Organism design company Ginkgo Bioworks has raised $9 million in a Series A round of funding.
Venture capital firms Felicis Ventures, OS Fund, Data Collective, iGlobe Partners and Vast Ventures all committed to the round, according to a press release.
The company engineers microbes to produce cultured ingredients such as flavours, fragrances, cosmetics and nutritional ingredients and is part of a growing movement to replace artificially produced products with organic matter. The investment follows the acquisition of VC-backed Allylix by Swiss ingredients company Evolva for $59 million last year.

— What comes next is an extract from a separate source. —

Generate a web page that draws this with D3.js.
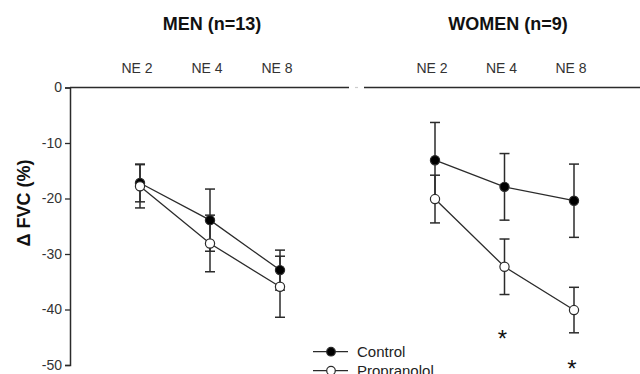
<!DOCTYPE html>
<html><head><meta charset="utf-8">
<script src="https://cdn.jsdelivr.net/npm/d3@7"></script>
<style>body{margin:0;background:#fff}svg{display:block}</style>
</head><body>
<svg id="c" width="640" height="374"></svg>
<script>
const categories = ["NE 2", "NE 4", "NE 8"];
const panels = ["MEN (n=13)", "WOMEN (n=9)"];
const seriesNames = ["Control", "Propranolol"];
// mean values
const menControl = [-17.2, -23.9, -32.9];
const menPropranolol = [-17.8, -28.1, -35.9];
const womenControl = [-13.1, -17.9, -20.4];
const womenPropranolol = [-20.1, -32.3, -40.1];
// error bar half-widths (SEM)
const menControlErr = [3.4, 5.6, 3.6];
const menPropranololErr = [3.9, 5.1, 5.5];
const womenControlErr = [6.8, 6.0, 6.6];
const womenPropranololErr = [4.3, 5.0, 4.1];
const yTicks = [0, -10, -20, -30, -40, -50];
const yTickLabels = ["0", "-10", "-20", "-30", "-40", "-50"];
const significant = [[1, "NE 4"], [1, "NE 8"]];

const svg = d3.select("#c");
const y = d3.scaleLinear().domain([-50, 0]).range([365, 87.5]);
const xMen = d3.scalePoint().domain(categories).range([140, 280]);
const xWomen = d3.scalePoint().domain(categories).range([435, 574]);
const xs = [xMen, xWomen];
const ink = "#2b2b2b";

// y axis
const yAxis = d3.axisLeft(y).tickValues(yTicks).tickSize(5).tickPadding(3)
  .tickFormat((d, i) => yTickLabels[i]);
const ga = svg.append("g").attr("transform", "translate(70,0)").call(yAxis);
ga.select(".domain").attr("stroke", ink).attr("stroke-width", 1.5);
ga.selectAll(".tick line").attr("stroke", ink).attr("stroke-width", 1.3);
ga.selectAll(".tick text").attr("font-family", "Liberation Sans, Arial, sans-serif").attr("font-size", 14).attr("fill", "#333");

// top axes (category axes)
svg.append("line").attr("x1", 70).attr("x2", 349).attr("y1", y(0)).attr("y2", y(0)).attr("stroke", ink).attr("stroke-width", 1.5);
svg.append("line").attr("x1", 355).attr("x2", 358).attr("y1", y(0)).attr("y2", y(0)).attr("stroke", "#ccc").attr("stroke-width", 1.2);
svg.append("line").attr("x1", 364).attr("x2", 640).attr("y1", y(0)).attr("y2", y(0)).attr("stroke", ink).attr("stroke-width", 1.5);

// category labels and panel titles
const titleX = [212, 508];
xs.forEach((x, i) => {
  svg.append("g").selectAll("text").data(categories).join("text")
    .attr("x", d => x(d) - 3).attr("y", 73)
    .attr("text-anchor", "middle")
    .attr("font-family", "Liberation Sans, Arial, sans-serif").attr("font-size", 14).attr("fill", "#333")
    .text(d => d);
  svg.append("text").attr("x", titleX[i]).attr("y", 30).attr("text-anchor", "middle")
    .attr("font-family", "Liberation Sans, Arial, sans-serif").attr("font-size", 18).attr("font-weight", "bold")
    .attr("fill", "#111").text(panels[i]);
});

// y label
svg.append("text").attr("transform", "translate(30,203) rotate(-90)").attr("text-anchor", "middle")
  .attr("font-family", "Liberation Sans, Arial, sans-serif").attr("font-size", 18).attr("font-weight", "bold")
  .attr("fill", "#111").text("\u0394 FVC (%)");

const data = [
  [{ v: menControl, e: menControlErr, filled: true }, { v: menPropranolol, e: menPropranololErr, filled: false }],
  [{ v: womenControl, e: womenControlErr, filled: true }, { v: womenPropranolol, e: womenPropranololErr, filled: false }]
];
const line = d3.line();
data.forEach((panel, pi) => {
  const x = xs[pi];
  const g = svg.append("g");
  // error bars
  panel.forEach(s => {
    s.v.forEach((v, k) => {
      const cx = x(categories[k]);
      const top = y(v + s.e[k]), bot = y(v - s.e[k]);
      g.append("line").attr("x1", cx).attr("x2", cx).attr("y1", top).attr("y2", bot).attr("stroke", ink).attr("stroke-width", 1.5);
      [top, bot].forEach(yy => g.append("line").attr("x1", cx - 5).attr("x2", cx + 5).attr("y1", yy).attr("y2", yy).attr("stroke", ink).attr("stroke-width", 1.5));
    });
  });
  panel.forEach(s => {
    g.append("path").attr("d", line(s.v.map((v, k) => [x(categories[k]), y(v)])))
      .attr("fill", "none").attr("stroke", ink).attr("stroke-width", 1.3);
  });
  panel.forEach(s => {
    g.selectAll(null).data(s.v).join("circle")
      .attr("cx", (v, k) => x(categories[k])).attr("cy", v => y(v)).attr("r", 4.6)
      .attr("fill", s.filled ? "#000" : "#fff").attr("stroke", ink).attr("stroke-width", 1.2);
  });
});

// significance asterisks
const astY = [-44.3, -49.6];
significant.forEach((s, i) => {
  svg.append("text").attr("x", xs[s[0]](s[1]) - 2).attr("y", y(astY[i]) + 14)
    .attr("text-anchor", "middle").attr("font-family", "Liberation Sans, Arial, sans-serif")
    .attr("font-size", 24).attr("fill", "#111").text("*");
});

// legend
const lg = svg.append("g");
seriesNames.forEach((n, i) => {
  const yy = 351.7 + i * 19;
  lg.append("line").attr("x1", 313).attr("x2", 348).attr("y1", yy).attr("y2", yy).attr("stroke", ink).attr("stroke-width", 1.3);
  lg.append("circle").attr("cx", 331).attr("cy", yy).attr("r", 4.3).attr("fill", i === 0 ? "#000" : "#fff").attr("stroke", ink).attr("stroke-width", 1.2);
  lg.append("text").attr("x", 357).attr("y", yy + 5.5).attr("font-family", "Liberation Sans, Arial, sans-serif")
    .attr("font-size", 15).attr("fill", "#222").text(n);
});
</script>
</body></html>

Allylix produces flavours and fragrance from yeast fermentation.
Other similar technologies include MycoTechnology, which uses fungi to improve food’s nutritional value without sacrificing on taste.
Ginkgo was the first biotech start-up to come out of Y Combinator’s accelerator programme and it was part of the incubator’s summer 2014 class.
But Ginkgo is not just a biotech play; the company has just launched an automated organism engineering foundry, Bioworks1, which uses robotics and advanced software to make the process of engineering organisms scalable.
The company has also secured 20 organism design contracts and counts Fortune 500 companies among its client base, according to a press release.
“Biology will be one of the most defining and revolutionary technologies of the coming decades and will reinvent multiple industries from healthcare to energy,” said Bryan Johnson, founder of OS Fund, one of the investors. “Ginkgo Bioworks has a world-class team of engineers building the tools and infrastructure that will allow us to use biology to address global challenges for generations to come.”
Ginkgo Bioworks was founded in 2008 by Tom Knight, a renowned computer scientist and the “godfather” of synthetic biology, according to the press release. He was joined with MIT graduates Jason Kelly, Reshma Shetty, Barry Canton and Austin Che.